Routine est un mot banni du vocabulaire, pourtant riche, de Jan. Son appétit de projets et sa soif de partager ne sont pas rassasiés. Pourquoi ne pas monter un bureau de traduction d’œuvres théâtrales ? Banco, c’est fait ! Les pièces viennent d’Afrique, d’Haïti, du Québec, de Belgique, de France... Pourquoi ne pas ouvrir une maison d’édition dédiée aux auteurs contemporains, structure inexistante aussi étonnant que cela puisse paraître. Encouragé par le pointu éditeur belge, Émile Lansman, Jan cède aux sirènes. Banco ! Pourquoi ne pas jouer le rôle d’agent auprès des auteurs traduits par Jan ? C’est vrai quoi, pourquoi s’arrêter en si bon chemin ? Preuve que l’idée n’est pas saugrenue : deux mois après l’édition de la traduction de la pièce de Laurent van Wetter, « Éduquons-les », celle-ci est jouée dans un théâtre de Varsovie. Avec 5 ans de recul, le résultat est plus qu’appréciable : 40 traductions sont publiées et 70 pièces ont été traduites. Pourquoi ne pas diffuser, distribuer au travers du réseau des bibliothèques ? Objectif ? Proposer à ces dernières d’ouvrir une catégorie « Théâtre francophone ». Le projet est en cours... à chaque jour suffit sa peine, non ? Pourquoi ne pas penser à une bibliothèque exclusivement consacrée aux théâtres francophones afin de satisfaire les besoins des étudiants et des chercheurs ? Aucun problème : 2800 pièces d’auteurs francophones sont à leur disposition à Poznan. De l’audace, toujours de l’audace !

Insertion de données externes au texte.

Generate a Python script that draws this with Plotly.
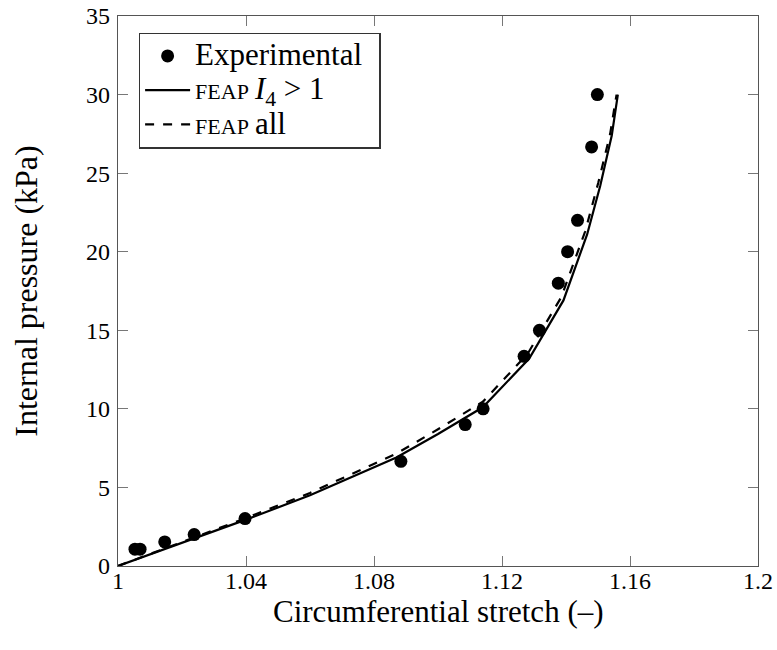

Jan Nowak et Iris Munos dévoilent la couverture du prochain recueil 10/10 !

Pour ne pas s’ennuyer, Iris et Jan ont inauguré, en 2013, une grande tournée à travers toute la Pologne. Jouer dans les écoles... avec des surtitres en polonais, en présence de l’auteur qui assure une conférence et dont le livre est donné à chaque élève. Dans quelques jours l’édition 2017 se mettra en branle. Un texte suisse (la Grève des becs*), une compagnie belge et la mise en scène d’Iris. Pourquoi pas une bande-son québécoise ? C’est à l’étude ! Sans aucun doute le plus grand événement francophone de Pologne : 15 villes et 17 représentations, 1 mois de tournée pour 7000 jeunes spectateurs. Faut-il encore un exemple de la farouche volonté du duo Jan et Iris de ne pas se laisser anesthésier par les difficultés ? Juste un ! En 2014, lors du Festival étudiant qui se tenait à Poznan, ils avaient comme partenaires, la Comédie Française, le Festival d’Avignon et le Théâtre de la Colline qui s’étaient engagés à venir suivre le Festival et à inviter les troupes récompensées à venir en retour en France. Jan et Iris sont capables de tout, n’est-ce point cela le charisme ? Du charisme à revendre ? Sans doute...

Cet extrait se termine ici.